Professional traders have long argued they can exploit this mechanical, calendar based rolling pattern for their own profit at the expense of investors following the index passively. Whether that edge is large in practice or mostly theoretical is debated, and some observers compare the criticism to early skepticism about stock index funds that later proved overstated.

How the GSCI Compares to Other Commodity Benchmarks
The S&P GSCI is not the only broad commodities benchmark on the market. The UBS Constant Maturity Commodity Index, the Rogers International Commodities Index, and the Bloomberg Commodity Total Return Index all offer alternative ways to measure the same asset class, each with its own weighting rules and rebalancing schedule.
The Dow Jones Commodity Index, despite sharing an owner with the GSCI in S&P Dow Jones Indices, uses a different methodology across 28 futures contracts spanning metals, agricultural products and energy.

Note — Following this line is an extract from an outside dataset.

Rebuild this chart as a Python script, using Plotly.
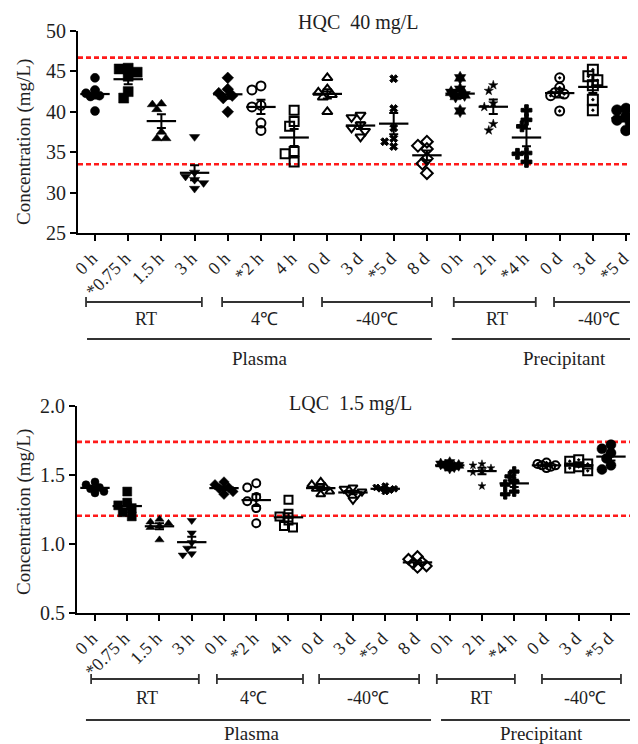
import numpy as np
import plotly.graph_objects as go

# ---------------- data ----------------
tick_labels = ["0 h", "*0.75 h", "1.5 h", "3 h", "0 h", "*2 h", "4 h", "0 d", "3 d", "*5 d", "8 d",
               "0 h", "2 h", "*4 h", "0 d", "3 d", "*5 d"]

# HQC 40 mg/L  (mg/L), six replicates per condition
hqc_plasma_rt = [[44.2, 42.7, 42.3, 42.0, 41.9, 40.1],
                 [45.4, 45.3, 44.9, 44.4, 42.5, 41.7],
                 [41.0, 40.9, 40.3, 37.5, 36.7, 36.7],
                 [36.9, 32.5, 32.0, 31.6, 31.2, 30.5]]
hqc_plasma_4c = [[44.2, 42.8, 42.3, 42.0, 41.7, 40.0],
                 [43.2, 42.7, 40.8, 40.6, 38.6, 37.7],
                 [40.2, 38.8, 38.2, 35.1, 34.8, 33.8]]
hqc_plasma_m40 = [[44.2, 42.8, 42.4, 42.1, 41.8, 40.0],
                  [39.6, 39.3, 38.4, 38.0, 37.6, 36.9],
                  [44.1, 40.4, 38.0, 36.7, 36.3, 35.7],
                  [36.3, 35.8, 35.4, 34.2, 33.6, 32.4]]
hqc_prec_rt = [[44.2, 42.8, 42.4, 42.1, 41.9, 40.1],
               [43.3, 42.6, 41.05, 40.6, 38.5, 37.7],
               [40.2, 39.0, 38.2, 34.9, 34.8, 33.8]]
hqc_prec_m40 = [[44.2, 43.0, 42.4, 42.2, 42.0, 40.1],
                [45.2, 44.4, 43.9, 43.3, 41.5, 40.2],
                [40.4, 40.2, 39.4, 39.0, 38.6, 37.7]]

# LQC 1.5 mg/L
lqc_plasma_rt = [[1.45, 1.43, 1.41, 1.40, 1.38, 1.37],
                 [1.38, 1.30, 1.28, 1.26, 1.23, 1.20],
                 [1.18, 1.16, 1.15, 1.13, 1.12, 1.03],
                 [1.17, 1.08, 1.01, 0.97, 0.93, 0.92]]
lqc_plasma_4c = [[1.45, 1.43, 1.41, 1.40, 1.38, 1.36],
                 [1.44, 1.41, 1.34, 1.31, 1.26, 1.15],
                 [1.32, 1.22, 1.20, 1.17, 1.13, 1.12]]
lqc_plasma_m40 = [[1.45, 1.43, 1.41, 1.40, 1.38, 1.36],
                  [1.41, 1.40, 1.38, 1.37, 1.36, 1.32],
                  [1.42, 1.41, 1.40, 1.40, 1.39, 1.38],
                  [0.91, 0.89, 0.87, 0.86, 0.84, 0.83]]
lqc_prec_rt = [[1.59, 1.58, 1.57, 1.57, 1.56, 1.55],
               [1.58, 1.57, 1.55, 1.53, 1.52, 1.42],
               [1.525, 1.49, 1.45, 1.43, 1.38, 1.36]]
lqc_prec_m40 = [[1.59, 1.58, 1.57, 1.57, 1.56, 1.55],
                [1.61, 1.60, 1.58, 1.56, 1.55, 1.53],
                [1.72, 1.69, 1.66, 1.62, 1.57, 1.54]]

hqc_limits = [46.7, 33.5]
lqc_limits = [1.74, 1.205]

condition_labels = ["RT", "4℃", "-40℃", "RT", "-40℃"]
matrix_labels = ["Plasma", "Precipitant"]

# ---------------- styles / layout ----------------
OFF = 8                      # page body margin of the html page
W, H = 638 - OFF, 744 - OFF  # figure size so that it fits the 638x744 window
FONT = "Liberation Serif"
TXT = "#1e1e1e"
symbols = ["circle", "square", "triangle-up", "triangle-down", "diamond",
           "circle-open", "square-open", "triangle-up-open", "triangle-down-open",
           "x", "diamond-open", "hexagram", "star", "cross",
           "circle-open-dot", "square-open-dot", "circle"]
sizes = [9, 10, 9, 9, 9, 9, 9, 9, 9, 7, 9, 10, 7, 9, 9, 10, 11]

# panel geometry in window pixels (layout only)
panels = [
    dict(xpx=(78, 638), ypx=(31, 233), xr=(-0.512, 16.36), yr=(25, 50), dtick=5, fmt="d",
         title="HQC\u00a0\u00a040 mg/L", title_px=(358, 22), ytitle_py=142,
         br_y=302, lab_y=319, grp_y=339, grp_lab_y=358,
         brackets=[(-0.27, 3.22), (3.83, 6.27), (6.84, 10.15), (10.81, 13.28), (13.83, 16.36)],
         groups=[(-0.24, 10.15), (10.75, 16.36)], grp_text=[4.96, 14.16],
         lab_x=[1.55, 5.1, 8.5, 12.1, 15.2]),
    dict(xpx=(77, 630), ypx=(406, 613), xr=(-0.558, 16.59), yr=(0.5, 2.0), dtick=0.5, fmt=".1f",
         title="LQC\u00a0\u00a01.5 mg/L", title_px=(350, 404), ytitle_py=512,
         br_y=679, lab_y=698, grp_y=720, grp_lab_y=733,
         brackets=[(-0.12, 3.22), (3.78, 6.45), (6.95, 10.05), (10.6, 13.02), (13.86, 16.31)],
         groups=[(-0.28, 10.42), (10.73, 16.59)], grp_text=[4.85, 13.86],
         lab_x=[1.6, 4.9, 8.47, 11.97, 15.19]),
]

datasets = [hqc_plasma_rt + hqc_plasma_4c + hqc_plasma_m40 + hqc_prec_rt + hqc_prec_m40,
            lqc_plasma_rt + lqc_plasma_4c + lqc_plasma_m40 + lqc_prec_rt + lqc_prec_m40]
limits = [hqc_limits, lqc_limits]


def swarm(vals, ypu, xpu, d=6.5, step=4.5):
    """deterministic, compact beeswarm offsets (category units)"""
    vals = np.asarray(vals, float)
    order = np.argsort(-vals)
    placed = []
    offs = np.zeros(len(vals))
    cands = [0, -1, 1, -2, 2]
    for i in order:
        y = vals[i] * ypu
        best, best_d = 0, -1.0
        for k in cands:
            x = k * step
            md = min([np.hypot(x - px, y - py) for px, py in placed] or [1e9])
            if md >= d:
                best = x
                break
            if md > best_d:
                best, best_d = x, md
        placed.append((best, y))
        offs[i] = best / xpu
    return offs


fig = go.Figure()

for pi, (p, groups, lims) in enumerate(zip(panels, datasets, limits)):
    xa = "x" if pi == 0 else "x2"
    ya = "y" if pi == 0 else "y2"
    xpu = (p["xpx"][1] - p["xpx"][0]) / (p["xr"][1] - p["xr"][0])
    ypu = (p["ypx"][1] - p["ypx"][0]) / (p["yr"][1] - p["yr"][0])
    for gi, vals in enumerate(groups):
        offs = swarm(vals, ypu, xpu)
        sym = symbols[gi]
        lw = 2 if "open" in sym else (1 if sym in ("x", "cross") else 0.5)
        fig.add_trace(go.Scatter(
            x=[gi + o for o in offs], y=vals, mode="markers", xaxis=xa, yaxis=ya,
            marker=dict(symbol=sym, size=sizes[gi] if pi == 0 else sizes[gi] - 1,
                        color="black", line=dict(color="black", width=lw)),
            showlegend=False, cliponaxis=False, hoverinfo="y"))
        arr = np.asarray(vals, float)
        mean = arr.mean()
        sem = arr.std(ddof=1) / np.sqrt(len(arr))
        fig.add_trace(go.Scatter(
            x=[gi], y=[mean], mode="markers", xaxis=xa, yaxis=ya,
            marker=dict(symbol="line-ew", size=21, color="black",
                        line=dict(color="black", width=2.2)),
            error_y=dict(type="data", array=[sem], visible=True, width=4.5,
                         thickness=2, color="black"),
            showlegend=False, cliponaxis=False, hoverinfo="y"))
    for lv in lims:
        fig.add_shape(type="line", xref=f"{xa} domain", yref=ya, x0=0, x1=1, y0=lv, y1=lv,
                      line=dict(color="#ff1a1a", width=2.6, dash="5px,3px"), layer="below")

common_x = dict(tickmode="array", tickvals=list(range(len(tick_labels))), ticktext=tick_labels,
                tickangle=-45, ticks="outside", ticklen=6, tickwidth=1.5, tickcolor="black",
                showline=True, linecolor="black", linewidth=1.8, showgrid=False, zeroline=False,
                ticklabeloverflow="allow", automargin=False, ticklabelshift=-3,
                tickfont=dict(family=FONT, size=18, color=TXT))
common_y = dict(ticks="outside", ticklen=6, tickwidth=1.5, tickcolor="black",
                showline=True, linecolor="black", linewidth=1.8, showgrid=False, zeroline=False,
                automargin=False,
                tickfont=dict(family=FONT, size=20, color=TXT))


def px2x(px):
    return (px - OFF) / W


def px2y(py):
    return 1 - (py - OFF) / H


layout_axes = {}
for pi, p in enumerate(panels):
    sx = "" if pi == 0 else "2"
    layout_axes[f"xaxis{sx}"] = dict(common_x, domain=[px2x(p["xpx"][0]), min(px2x(p["xpx"][1]), 1)],
                                     range=list(p["xr"]), anchor=f"y{sx}")
    layout_axes[f"yaxis{sx}"] = dict(common_y, domain=[px2y(p["ypx"][1]), px2y(p["ypx"][0])],
                                     range=list(p["yr"]), dtick=p["dtick"], tick0=p["yr"][0],
                                     tickformat=p["fmt"], anchor=f"x{sx}")

fig.update_layout(template="none", width=W, height=H, margin=dict(l=0, r=0, t=0, b=0, pad=0),
                  plot_bgcolor="white", paper_bgcolor="white",
                  font=dict(family=FONT, color=TXT), **layout_axes)


def xcat(p, v):
    x0, x1 = p["xpx"]
    r0, r1 = p["xr"]
    return px2x(x0 + (v - r0) / (r1 - r0) * (x1 - x0))


def label(text, x, y, size=18, angle=0):
    fig.add_annotation(text=text, x=x, y=y, xref="paper", yref="paper", showarrow=False,
                       xanchor="center", yanchor="middle", textangle=angle,
                       font=dict(family=FONT, size=size, color=TXT))


for p in panels:
    label(p["title"], px2x(p["title_px"][0]), px2y(p["title_px"][1]), size=20)
    label("Concentration (mg/L)", px2x(24), px2y(p["ytitle_py"]), size=19, angle=-90)
    ln = dict(color="#333", width=1.8)
    for (a, b), lx, lab in zip(p["brackets"], p["lab_x"], condition_labels):
        xa_, xb_ = xcat(p, a), xcat(p, b)
        yb = px2y(p["br_y"])
        fig.add_shape(type="line", xref="paper", yref="paper", x0=xa_, x1=min(xb_, 1), y0=yb, y1=yb, line=ln)
        for xx in (xa_, xb_):
            if xx <= 0.999:
                fig.add_shape(type="line", xref="paper", yref="paper", x0=xx, x1=xx,
                              y0=px2y(p["br_y"] - 5), y1=px2y(p["br_y"] + 5), line=ln)
        label(lab, xcat(p, lx), px2y(p["lab_y"]), size=18)
    for (a, b), tx, lab in zip(p["groups"], p["grp_text"], matrix_labels):
        yg = px2y(p["grp_y"])
        fig.add_shape(type="line", xref="paper", yref="paper", x0=xcat(p, a), x1=min(xcat(p, b), 1),
                      y0=yg, y1=yg, line=ln)
        label(lab, xcat(p, tx), px2y(p["grp_lab_y"]), size=19)

fig.write_html("out.html")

The practical differences in weighting and rebalancing between these indexes can produce meaningfully different returns over time, even though they are all nominally tracking the same commodities universe.
What the Annual Rebalancing Means for Investors Going Forward
Because the S&P GSCI reweights every year based on updated world production data, its sector mix is a snapshot of where global output stood at the time of calculation rather than a fixed allocation. Energy's dominance has held for years, but the exact percentages shift annually, and those shifts feed directly into how funds like GSG perform relative to narrower commodity plays. Anyone using the index as a benchmark or building exposure through a tracking fund needs to watch not just commodity prices themselves but the production trends that determine next year's weights.